Professor Patrick Whitney
Patrick Whitney

Patrick Whitney
Professor in Residence Department of Health Policy and Management
Pioneer in Human-Centered Design

Public health and design both want to make life better for people, but they take different approaches. Public health is based on science and on knowledge building. Design is based on making things, on problem-solving, and on building prototypes for the future. When designers work on projects, they gain experience, but the knowledge they gain is implicit and informal. This gives designers a lot of freedom, because they’re not restricted by the canon of any specific field.

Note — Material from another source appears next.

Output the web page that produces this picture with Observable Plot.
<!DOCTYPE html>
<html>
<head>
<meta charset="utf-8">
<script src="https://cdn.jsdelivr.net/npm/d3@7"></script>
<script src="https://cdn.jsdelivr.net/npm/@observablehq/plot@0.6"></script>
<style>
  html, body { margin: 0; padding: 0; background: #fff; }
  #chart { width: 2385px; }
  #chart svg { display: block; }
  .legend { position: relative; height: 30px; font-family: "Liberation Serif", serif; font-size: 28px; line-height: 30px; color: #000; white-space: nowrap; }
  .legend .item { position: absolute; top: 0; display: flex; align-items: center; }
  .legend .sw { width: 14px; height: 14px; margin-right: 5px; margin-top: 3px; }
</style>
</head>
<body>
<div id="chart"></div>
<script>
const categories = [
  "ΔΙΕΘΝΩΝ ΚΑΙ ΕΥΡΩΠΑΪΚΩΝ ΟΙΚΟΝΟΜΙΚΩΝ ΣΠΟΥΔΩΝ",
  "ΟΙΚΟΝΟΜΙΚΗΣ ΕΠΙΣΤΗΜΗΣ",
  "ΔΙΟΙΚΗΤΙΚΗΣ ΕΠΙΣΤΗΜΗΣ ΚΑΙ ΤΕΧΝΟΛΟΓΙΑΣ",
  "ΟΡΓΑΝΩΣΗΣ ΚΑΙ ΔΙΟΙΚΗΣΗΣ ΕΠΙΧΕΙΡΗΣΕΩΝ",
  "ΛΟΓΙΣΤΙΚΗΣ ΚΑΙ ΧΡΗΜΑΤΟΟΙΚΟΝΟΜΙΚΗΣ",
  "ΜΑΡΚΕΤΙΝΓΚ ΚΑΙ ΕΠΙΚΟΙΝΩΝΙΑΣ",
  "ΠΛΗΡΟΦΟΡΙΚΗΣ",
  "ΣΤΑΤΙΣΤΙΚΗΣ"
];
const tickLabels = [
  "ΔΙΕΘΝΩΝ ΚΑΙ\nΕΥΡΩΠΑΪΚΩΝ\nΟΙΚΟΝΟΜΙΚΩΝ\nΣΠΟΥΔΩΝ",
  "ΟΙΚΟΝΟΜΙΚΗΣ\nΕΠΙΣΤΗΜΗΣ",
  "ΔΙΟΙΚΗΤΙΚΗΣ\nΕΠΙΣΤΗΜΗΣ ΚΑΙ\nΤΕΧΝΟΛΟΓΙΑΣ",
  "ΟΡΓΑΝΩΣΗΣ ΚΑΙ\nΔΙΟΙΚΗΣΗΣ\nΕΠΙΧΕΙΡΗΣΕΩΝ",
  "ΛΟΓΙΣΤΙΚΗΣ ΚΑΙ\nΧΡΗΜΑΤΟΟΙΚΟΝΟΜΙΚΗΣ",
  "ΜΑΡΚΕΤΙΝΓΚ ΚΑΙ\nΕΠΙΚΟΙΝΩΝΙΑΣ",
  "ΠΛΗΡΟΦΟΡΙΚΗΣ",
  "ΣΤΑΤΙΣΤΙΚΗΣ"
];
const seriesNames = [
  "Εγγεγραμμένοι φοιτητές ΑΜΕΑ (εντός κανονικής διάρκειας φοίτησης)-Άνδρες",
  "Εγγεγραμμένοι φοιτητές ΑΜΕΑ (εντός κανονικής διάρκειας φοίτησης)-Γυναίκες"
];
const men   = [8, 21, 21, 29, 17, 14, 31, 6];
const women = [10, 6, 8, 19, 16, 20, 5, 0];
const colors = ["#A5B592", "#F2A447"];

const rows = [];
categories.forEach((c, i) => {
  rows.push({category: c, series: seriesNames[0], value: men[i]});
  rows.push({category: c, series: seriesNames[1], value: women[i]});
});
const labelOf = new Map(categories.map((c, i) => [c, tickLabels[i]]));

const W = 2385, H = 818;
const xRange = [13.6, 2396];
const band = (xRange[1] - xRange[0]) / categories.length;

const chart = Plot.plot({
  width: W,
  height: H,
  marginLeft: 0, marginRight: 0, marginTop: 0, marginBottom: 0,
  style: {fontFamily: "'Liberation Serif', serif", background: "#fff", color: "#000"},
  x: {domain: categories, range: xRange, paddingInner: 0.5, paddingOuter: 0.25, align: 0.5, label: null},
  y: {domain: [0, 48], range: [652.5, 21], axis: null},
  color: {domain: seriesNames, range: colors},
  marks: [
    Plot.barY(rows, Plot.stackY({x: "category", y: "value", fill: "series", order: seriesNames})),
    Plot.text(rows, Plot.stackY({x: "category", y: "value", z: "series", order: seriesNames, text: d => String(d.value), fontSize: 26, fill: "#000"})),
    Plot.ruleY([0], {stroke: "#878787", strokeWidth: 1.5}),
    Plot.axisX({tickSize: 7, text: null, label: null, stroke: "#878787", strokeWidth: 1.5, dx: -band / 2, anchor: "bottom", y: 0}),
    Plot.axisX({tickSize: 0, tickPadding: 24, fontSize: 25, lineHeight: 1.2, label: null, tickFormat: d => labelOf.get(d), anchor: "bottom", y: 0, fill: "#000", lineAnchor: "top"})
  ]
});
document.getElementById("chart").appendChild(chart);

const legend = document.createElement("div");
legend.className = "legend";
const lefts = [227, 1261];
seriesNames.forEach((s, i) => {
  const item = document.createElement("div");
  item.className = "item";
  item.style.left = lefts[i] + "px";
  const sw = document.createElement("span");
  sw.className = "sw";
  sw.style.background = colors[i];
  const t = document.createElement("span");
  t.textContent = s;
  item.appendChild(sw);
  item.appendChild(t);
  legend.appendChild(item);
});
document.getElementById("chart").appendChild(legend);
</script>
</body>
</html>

As we have been reminded with COVID-19, one problem with pandemics is that people forget about them until a new one flares up. Recently, we started a project tentatively called Remember Now, which will use evidence and behaviors that we’re observing now to create innovations that will last beyond the current pandemic. Ten leading design professors around the world will conduct 1,500 ethnographic studies of people living under quarantine. How are these individuals living in close quarters with their families? How are they finding food and preparing it safely? How are they getting medicine? How are they working? How are they playing? How are they learning?

By analyzing this information, we will find patterns in their behaviors. We will then hold web hackathons to develop ideas based on these patterns. These ideas could lead to products, environments, messages, and services that could help prevent the next pandemic, keep people safer when there is a pandemic, and keep pandemics on the minds of policymakers so that research continues to get funded.

Design principles apply to many areas related to pandemics. What if we had a faucet on our sinks that automatically ran water for 20 seconds or that had a tiny screen with an icon that spun for 20 seconds—so that if you didn’t wash your hands long enough, a signal would alert you? What if hand sanitizers came in a color and only turned clear once all the germs on your hands were killed? What if we could build wet markets in China—the live animal markets that are the source of many contagions—where animals and people were less crowded and animal pathogens were less likely to jump into humans?

Scientific professionals tend to have focused points of view, and the focus is built on known facts and on what can be measured. Designers observe things and make conjectures, whether or not what they are observing can be measured. In the beginning of projects, we have an open-discovery goal— not to arrive at answers but to expand the questions we’re asking. In fast-changing situations such as the novel coronavirus pandemic, this approach can be useful.